Fantastic footage! Loved seeing the kids interviewed. My dad would have been about their age, but he was a Dodgers fan. Thanks for showing us some history.
Any footage of seeing Ruth at the plate is wonderful. Ruth looks pretty good and could still run the bases well, after hitting the home run of Carl Hubbell.
It was simply amazing to see him load up like in softball and still had the strength to pull that ball. They teach that a hitch is detrimental to a batter in baseball and for all the praise he's received, I don't think we realize just how great he was. This was at the end of his career and he could still drag bunt and swung that forty-something ounce bat like it was a toothpick. Unbelievable!

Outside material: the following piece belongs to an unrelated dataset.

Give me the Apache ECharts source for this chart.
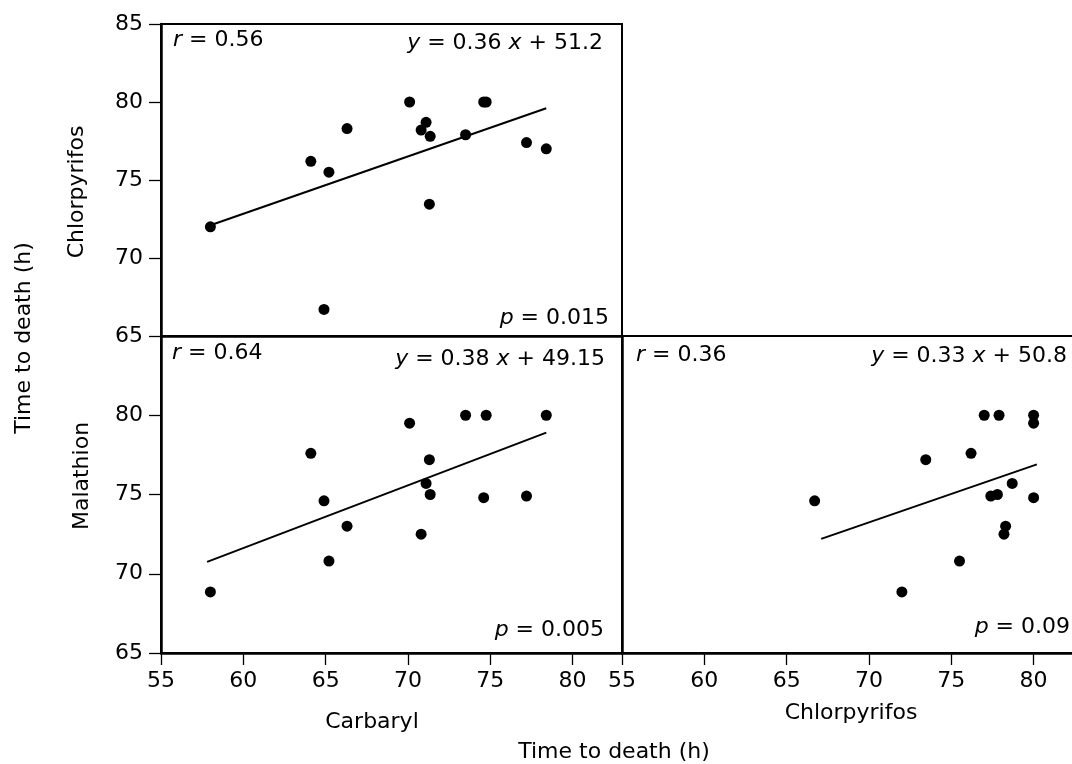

Ruth would hit 5 more home runs, including his final three in the same game, before calling it a career in late May. Since people only had batting average to look at back then, his final year at .181 looks terrible, but he still walked a lot, his OBP was a respectable .342, and his OPS+ was 119, or 19% above league average. Not at all Ruthian, but not awful. The Braves won this game 4-2. They would only win 37 more games the rest of the season, finishing a historically awful 38-115. This was probably one of the flukiest bad years of all time, the Braves were .500 or better for the three seasons before this one and two of the three seasons following. They were 12 games below their Pythagorian projection of 50-103, and they had a genuine superstar in center fielder Wally Berger, who led the NL in both home runs (34) and RBI (130) The Giants were a consistently good team in this time period, they were World Champions 2 years ago, and took the Gashouse Gang Cardinals to the wire last year. This year they finished third, but would win the next 2 NL pennants. Hubbell had another solid season, 23-12, an All-Star selection and 6th in MVP balloting, but his ERA of 3.27 for him was actually a little high, sandwiched between 2 years in the 2.30 range, and two years following a 1.66 mark.
Baba Ruth's home run "record" ought to have an asterisk. He habitually stepped out of the box on his swing and many "homers" should have simply been called strikes.
@@jhs8496 I saw it but there were no video replays, two umpires only almost all the time with the home plate ump focused on the pitch the pitcher and at least one baserunner. I doubt they looked at the batters foot placement too often. Plus just because it's there this time doesn't mean he did it ALL the time.